A Dylan Maples Adventure, #3
Finished: Aug. 19, 2011
First Published: 2001
Publisher: Puffin Canada
Genre: children, mystery, adventure
Early June, Calgary, Alberta, under a blistering urban sun.Acquired: Borrowed a copy through Inter-Library Loan.
Reason for Reading: next in the series
I have thoroughly enjoyed the first two books in this series and book three brings forth the best of the series by far. Peacock has written a true thriller that will keep kids on the edge of their seats. Certainly much more scarier than the previous two and as a reader I can see a bit of the author's talent for the gripping "Boy Sherlock Holmes" series starting to shine through in this book. Once again Peacock totally changes the scenery and cast of characters to bring a fresh new story for Dylan making sure this series never suffers from "series sameness". Dylan and three friends (all on the same hockey team) have won a trip to Drumheller, Alberta due to winning a science fair. Accompanied by their science teacher and his wife, upon their arrival news reaches them that one of Canada's most dangerous criminals has just escaped from an Alberta prison and is probably heading the same way they are going. Now Peacock never used the words "serial killer" to describe this killer but it is implied through the various words and phrases used to describe the escapee and his crimes.
Of course, it is predictable that the kids will get separated from the adults, meet up with said criminal, have there lives threatened and have a slight hand in apprehending the man who looks as scary as he sounds. But it is a riveting ride through unique territory as the group explore the badlands of Alberta. Once they arrive at the Royal Tyrell Museum they are met up with another group of same-aged local students and a girl, Dorothy, is added to their group as the voice of local guide. Of course, Dylan, though never having romances, seems to be a girl-magnet and the two become close friends and they become the main characters, together propelling the plot along. A great story any mystery loving juvenile or pre-teen is going to love!
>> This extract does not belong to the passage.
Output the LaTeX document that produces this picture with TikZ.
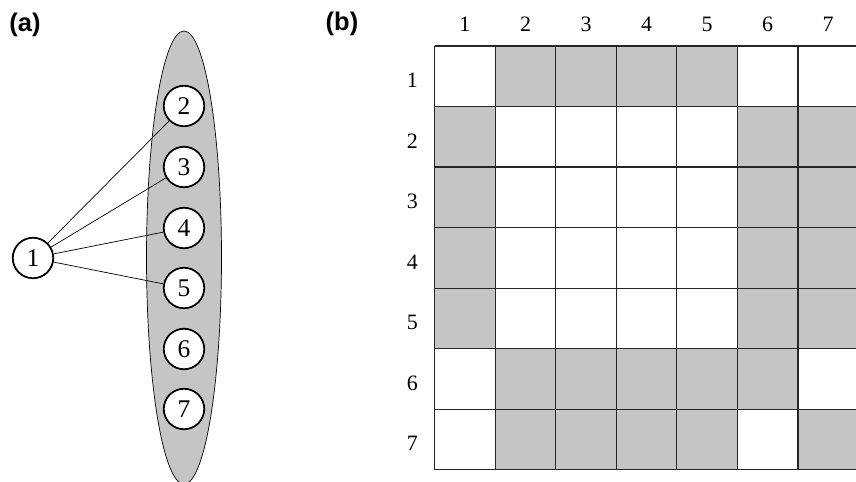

I'm highly recommending this series especially for its geographic introduction to different areas of Canada. This time though, I was particularly biased, as I lived in Calgary at the time the book was written and had been to Drumheller and visited all the sites mentioned. Peacock did a fabulous job of describing the ever changing land of Alberta and the strange world of the Hoodoos. When one rounds the curve on the highway and is suddenly faced with Horseshoe Canyon, Peacock's use of the word of feeling like one has arrived on "Mars" is brilliant!